Here's Big Dipper doing Impossible Thingson Onion World, from 1990.

Friday, November 03, 2006

The Love Song of J. Frederick Flintstone

The Higgins Boys and Gruber performed this Eliot parody on their HBO comedy special circa 1991. The setup involved a beatnik poetry happening and Steve Higgins' reptilian cool interpretation was punctuated by bongo riffs. This transcript (from the font of unofficial knowledge, the Internet) may not be verbatim, but there's precious little information about THBAG so I'm running with it.

The Love Song of J. Frederick Flintstone
Let us go then, Barney and I
As the Bedrock sun is spread out against the sky
Like a Brontoburger laid out upon a table
And in the cave the women come on through
Speaking of the Great Gazoo
I am not Joe Rockhead nor was I meant to be
A stone quarry worker willing to bowl a frame or two
I grow old, I grow old
Shall I wear my saber-toothed tiger suit rolled?
Shall I prepare bronto ribs to eat? Power a car with my feet?
I hear Pebbles and Bam-Bam singing each to each
And in the cave the women came on through saying
Yabba...Dabba...Do

Email Mashup: King Henry V vs. Anyone in the office for Thai food today?

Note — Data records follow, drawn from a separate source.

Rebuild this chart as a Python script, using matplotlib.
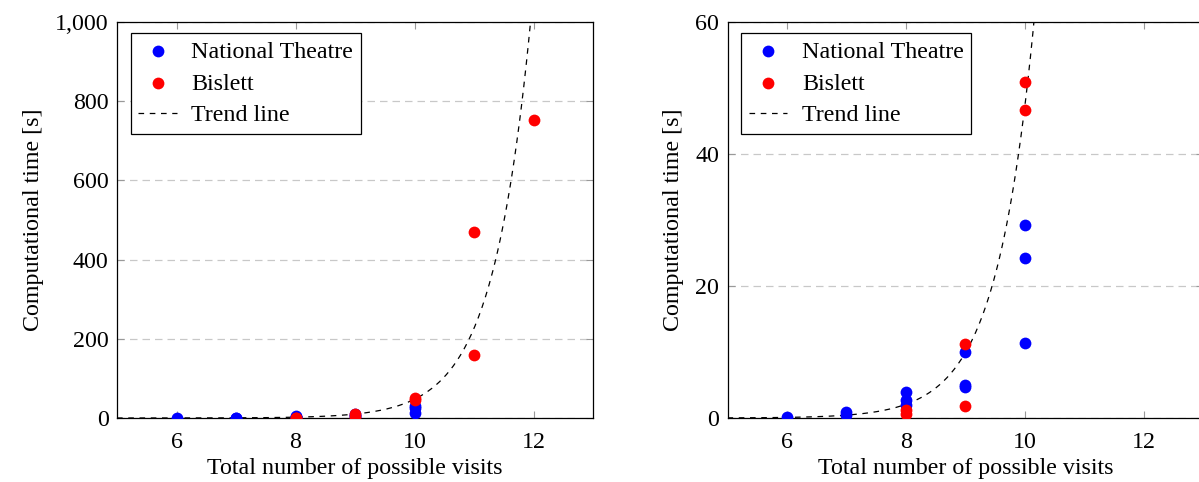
import numpy as np
import matplotlib
matplotlib.use("Agg")
import matplotlib.pyplot as plt
from matplotlib.ticker import FuncFormatter

plt.rcParams['font.family'] = ['Liberation Serif', 'DejaVu Serif']
plt.rcParams['mathtext.fontset'] = 'stix'

# measured computational times [s] per total number of possible visits
nt_visits = [6, 7, 7, 8, 8, 8, 9, 9, 9, 10, 10, 10]
nt_times = [0.1, 0.5, 0.9, 2.0, 2.8, 3.9, 4.7, 5.0, 10.0, 11.4, 24.3, 29.2]
bislett_visits = [8, 8, 9, 9, 10, 10, 11, 11, 12]
bislett_times = [0.6, 1.2, 1.8, 11.2, 46.6, 50.9, 159, 469, 752]

# exponential trend line  t = a * exp(b * n)
trend_a = 7.73e-6
trend_b = 1.563

x_ticks = [6, 8, 10, 12]
left_y_ticks = [0, 200, 400, 600, 800, 1000]
right_y_ticks = [0, 20, 40, 60]

FS = 17.3

fig = plt.figure(figsize=(11.99, 4.82), dpi=100)
ax1 = fig.add_axes([117 / 1199, 1 - 418 / 482, 476 / 1199, 396 / 482])
ax2 = fig.add_axes([727.5 / 1199, 1 - 418 / 482, 476 / 1199, 396 / 482])

trend_x = np.linspace(5, 13, 400)
trend_y = trend_a * np.exp(trend_b * trend_x)


def draw(ax, yticks, ymax):
    ax.scatter(nt_visits, nt_times, s=72, color='#0000ff', label='National Theatre',
               zorder=3, linewidths=0)
    ax.scatter(bislett_visits, bislett_times, s=72, color='#ff0000', label='Bislett',
               zorder=4, linewidths=0)
    ax.plot(trend_x, trend_y, color='black', lw=0.9, dashes=(4.5, 4.5), label='Trend line',
            zorder=2)
    ax.set_xlim(5, 13)
    ax.set_ylim(0, ymax)
    ax.set_xticks(x_ticks)
    ax.set_yticks(yticks)
    ax.yaxis.set_major_formatter(FuncFormatter(lambda v, p: '{:,.0f}'.format(v)))
    ax.grid(axis='y', color='#c8c8c8', lw=0.9, dashes=(6, 4))
    ax.set_axisbelow(True)
    ax.tick_params(direction='in', length=5, width=0.8, color='#999999',
                   top=True, right=True, labelsize=FS, pad=6)
    ax.tick_params(axis='x', pad=10)
    for sp in ax.spines.values():
        sp.set_linewidth(0.9)
    ax.set_xlabel('Total number of possible visits', fontsize=FS, labelpad=4)
    ax.set_ylabel('Computational time [s]', fontsize=FS, labelpad=8)
    leg = ax.legend(loc='upper left', bbox_to_anchor=(0.029, 0.972), fontsize=FS,
                    frameon=True, fancybox=False, edgecolor='black', framealpha=1,
                    borderpad=0.32, labelspacing=0.42, handlelength=1.6,
                    handletextpad=0.6, borderaxespad=0)
    leg.get_frame().set_linewidth(0.9)


draw(ax1, left_y_ticks, 1000)
draw(ax2, right_y_ticks, 60)

fig.savefig('out.png', dpi=100)
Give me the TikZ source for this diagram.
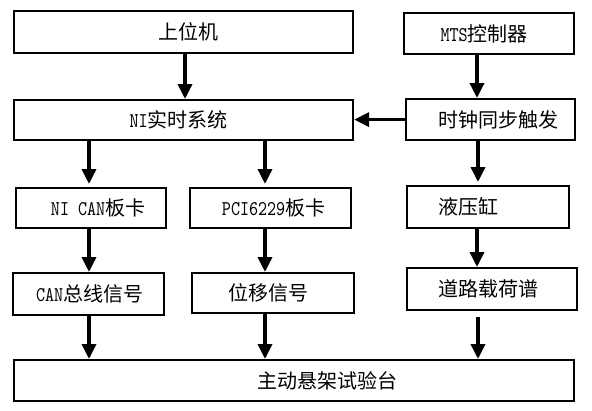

This day is called the feast of Thai food:
He that outlives this day, and comes safe home,
Will stand a tip-toe when the day is named,
And rouse him at the name of Thai.
He that shall live this day, and see old age,
Will yearly on the vigil feast his neighbors,
And say 'To-morrow is Thai food day:'
Then will he strip his sleeve and show his scars.
And say 'These wounds I had on Thai food day.'
Old men forget: yet all shall be forgot,
But he'll remember with advantages
What feats he did that day: then shall our dishes.
Familiar in his mouth as household words
Llad Now Gapow, Pad Thai Noodle,
Yum Talay Salad, or Tabasco is no Sweet,
Be in their flowing cups freshly remember'd.
This story shall the good man teach his son.